This week I headed off to Skåne, the southernmost region of Sweden for both some academic and cultural fun! My class spent our time in Malmö, to learn about the impact of migration on the Swedish public health system, and to hear some of that delightfully Danish-influenced Swedish. Seeing the difference from Stockholm was very interesting, particularly from a political science perspective. Malmö seems to have taken a much more inclusive and multi-cultural approach to immigration, with a correspondingly positive impact on public health.
One of the biggest highlights of my Study Tour was a guided bike trip around Malmö trying foods from several different cultures. We were able to sample delicious Lebanese, West African, and Swedish food, all while taking in the scenery and history of the city. As Europe’s third most bike-friendly city, the tour was a truly great experience. The plethora of bike paths and relative lack of cars meant that even someone with my (lack of) cycling experience could have a wonderful time exploring the city. This is also great news for Sweden’s public health, as the encouragement of partaking in an active life style is an essential component of one’s mental and physical well-being.
Malmö is home to 179 different nationalities, making it arguably Sweden’s most multicultural city. I was definitely reminded of being back home in NYC during my time here, and it was so wonderful to be exposed to so many different cultures all during my trip to one Swedish city.

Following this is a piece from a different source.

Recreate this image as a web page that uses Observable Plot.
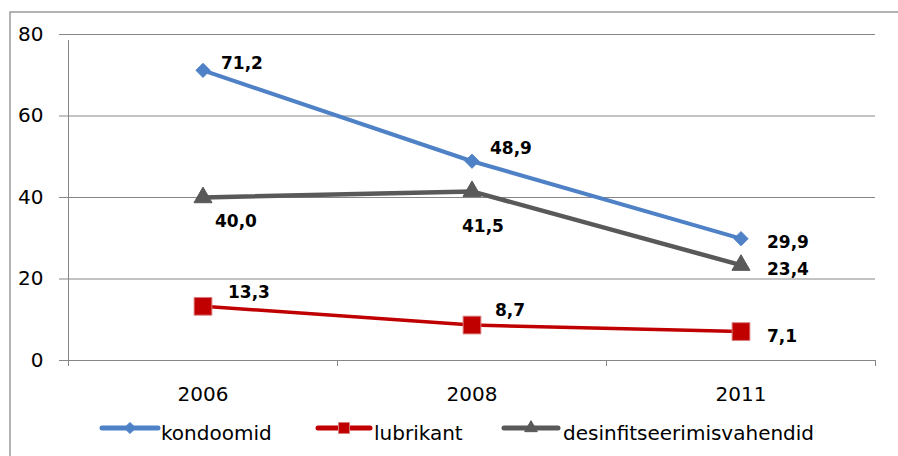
<!DOCTYPE html>
<html>
<head>
<meta charset="utf-8">
<script src="https://cdn.jsdelivr.net/npm/d3@7"></script>
<script src="https://cdn.jsdelivr.net/npm/@observablehq/plot@0.6"></script>
<style>
  html, body { margin: 0; padding: 0; background: #fff; }
  #chart svg { display: block; }
</style>
</head>
<body>
<div id="chart"></div>
<script>
// ---- data ----
const years = ["2006", "2008", "2011"];
const seriesNames = ["kondoomid", "lubrikant", "desinfitseerimisvahendid"];
const kondoomid = [71.2, 48.9, 29.9];
const lubrikant = [13.3, 8.7, 7.1];
const desinfitseerimisvahendid = [40.0, 41.5, 23.4];
const yTicks = [0, 20, 40, 60, 80];

// ---- styles ----
const colors = { kondoomid: "#4f81c6", lubrikant: "#c00000", desinfitseerimisvahendid: "#595959" };
const lineWidths = { kondoomid: 4, lubrikant: 3.5, desinfitseerimisvahendid: 4.5 };
const symbols = { kondoomid: "diamond2", lubrikant: "square", desinfitseerimisvahendid: "triangle" };
const radii = { kondoomid: 6.4, lubrikant: 10, desinfitseerimisvahendid: 6.7 };
const markerStroke = { kondoomid: "#4f81c6", lubrikant: "#d97a7a", desinfitseerimisvahendid: "#595959" };
// label offsets (dx, dy) relative to each point
const labelOffsets = {
  kondoomid: [[18, -7], [18, -13], [26, 4]],
  lubrikant: [[25, -14], [23, -14.5], [26, 5]],
  desinfitseerimisvahendid: [[12, 24.5], [-10, 35], [26, 4]]
};

const values = { kondoomid, lubrikant, desinfitseerimisvahendid };
const rows = seriesNames.flatMap(s => years.map((yr, i) => ({ series: s, year: yr, pos: i + 0.5, value: values[s][i] })));
const fmt = v => d3.format(".1f")(v).replace(".", ",");

const marks = [
  Plot.ruleY(yTicks, { stroke: "#868686", strokeWidth: 1, strokeOpacity: 1 }),
  Plot.axisY(yTicks, { tickSize: 9, tickPadding: 16, stroke: "#868686", strokeOpacity: 1, fill: "#000", fontSize: 20, label: null, tickFormat: d => String(d) }),
  Plot.ruleX([0], { y1: 0, y2: 80, stroke: "#868686", strokeWidth: 1, insetBottom: -6 }),
  Plot.axisX([0, 1, 2, 3], { tickSize: 6, stroke: "#868686", strokeOpacity: 1, tickFormat: () => "", label: null }),
  Plot.axisX([0.5, 1.5, 2.5], { tickSize: 0, tickPadding: 26, fill: "#000", fontSize: 20, label: null, tickFormat: d => years[Math.floor(d)] })
];

for (const s of seriesNames) {
  const data = rows.filter(d => d.series === s);
  marks.push(Plot.line(data, { x: "pos", y: "value", stroke: colors[s], strokeWidth: lineWidths[s], strokeLinejoin: "round" }));
  marks.push(Plot.dot(data, { x: "pos", y: "value", symbol: symbols[s], r: radii[s], fill: colors[s], stroke: markerStroke[s], strokeWidth: 1 }));
}
for (const s of seriesNames) {
  rows.filter(d => d.series === s).forEach((d, i) => {
    const [dx, dy] = labelOffsets[s][i];
    marks.push(Plot.text([d], { x: "pos", y: "value", text: d => fmt(d.value), dx, dy, textAnchor: "start", lineAnchor: "middle", fontWeight: "bold", fontSize: 17, fill: "#000" }));
  });
}

const chart = Plot.plot({
  width: 898,
  height: 456,
  marginLeft: 68,
  marginRight: 23,
  marginTop: 34,
  marginBottom: 96,
  style: { fontFamily: "DejaVu Sans", background: "#fff", color: "#000", overflow: "visible" },
  x: { domain: [0, 3], axis: null },
  y: { domain: [0, 80], axis: null },
  marks
});

// outer chart border (top and left visible)
const svg = d3.select(chart);
svg.insert("rect", ":first-child")
  .attr("x", 10).attr("y", 12).attr("width", 900).attr("height", 460)
  .attr("fill", "none").attr("stroke", "#8c8c8c").attr("stroke-width", 1.3);

// legend
const legendItems = [
  { name: "kondoomid", x0: 102, x1: 158, tx: 161 },
  { name: "lubrikant", x0: 318, x1: 370, tx: 374 },
  { name: "desinfitseerimisvahendid", x0: 504, x1: 558, tx: 563 }
];
const legendSymbols = { kondoomid: d3.symbolDiamond2, lubrikant: d3.symbolSquare, desinfitseerimisvahendid: d3.symbolTriangle };
const legendSizes = { kondoomid: 80, lubrikant: 120, desinfitseerimisvahendid: 70 };
const lg = svg.append("g").attr("font-family", "DejaVu Sans").attr("font-size", 20).attr("text-anchor", "start");
for (const it of legendItems) {
  const s = it.name;
  lg.append("line").attr("x1", it.x0).attr("x2", it.x1).attr("y1", 428).attr("y2", 428)
    .attr("stroke", colors[s]).attr("stroke-width", 5).attr("stroke-linecap", "round");
  lg.append("path").attr("d", d3.symbol(legendSymbols[s], legendSizes[s])())
    .attr("transform", `translate(${(it.x0 + it.x1) / 2},428)`)
    .attr("fill", colors[s]).attr("stroke", markerStroke[s]).attr("stroke-width", 1);
  lg.append("text").attr("x", it.tx).attr("y", 440).attr("text-anchor", "start").attr("fill", "#000").text(s);
}

document.getElementById("chart").appendChild(chart);
</script>
</body>
</html>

Another extremely interesting feature of Malmö was the prevalence of street art, particularly in comparison to Stockholm. I was definitely reminded of my time spent studying in Bogotá, Colombia. It may seem unlikely, but street art has a public health connection as well. The positive impact on social and community engagement, as well as the mental health benefits provided through artistic and political expression, all help to holistically advance public health. On both an individual and community-scale, Malmö’s encouragement of expression through art-friendly policies and the hosting of international art festivals such as Artscape is an important effort toward advancing these benefits.
Our class had the opportunity to meet with Rebecca Nielsen of RFSU, the Swedish Association for Sexual Education. Learning about the reproductive health aspect of public health in Sweden was both incredibly interesting and impactful for me personally. In my previous studies back home at Marist College, I always managed to find a way to tie back whatever topic I was studying to the overarching issue of women’s health and bodily agency. One of the largest issues regarding this topic domestically is the lack of knowledge provided through sexual education classes. Learning about the sexual education process here in Sweden was incredibly insightful. The stark contrast in the sexual education process in Sweden compared to the United States is especially notable in the way that the curriculum is handled in schools.
As a Russian-speaker, I was also extremely happy to have the opportunity to speak to some Russian tourists during my time here, apparently everybody agrees that Swedish herring really is the best!
Learning about Swedish Midsommar traditions during our food tour was definitely a memorable highlight of the trip for me, I’ll never forget about the “Små grodorna” or little frog dance.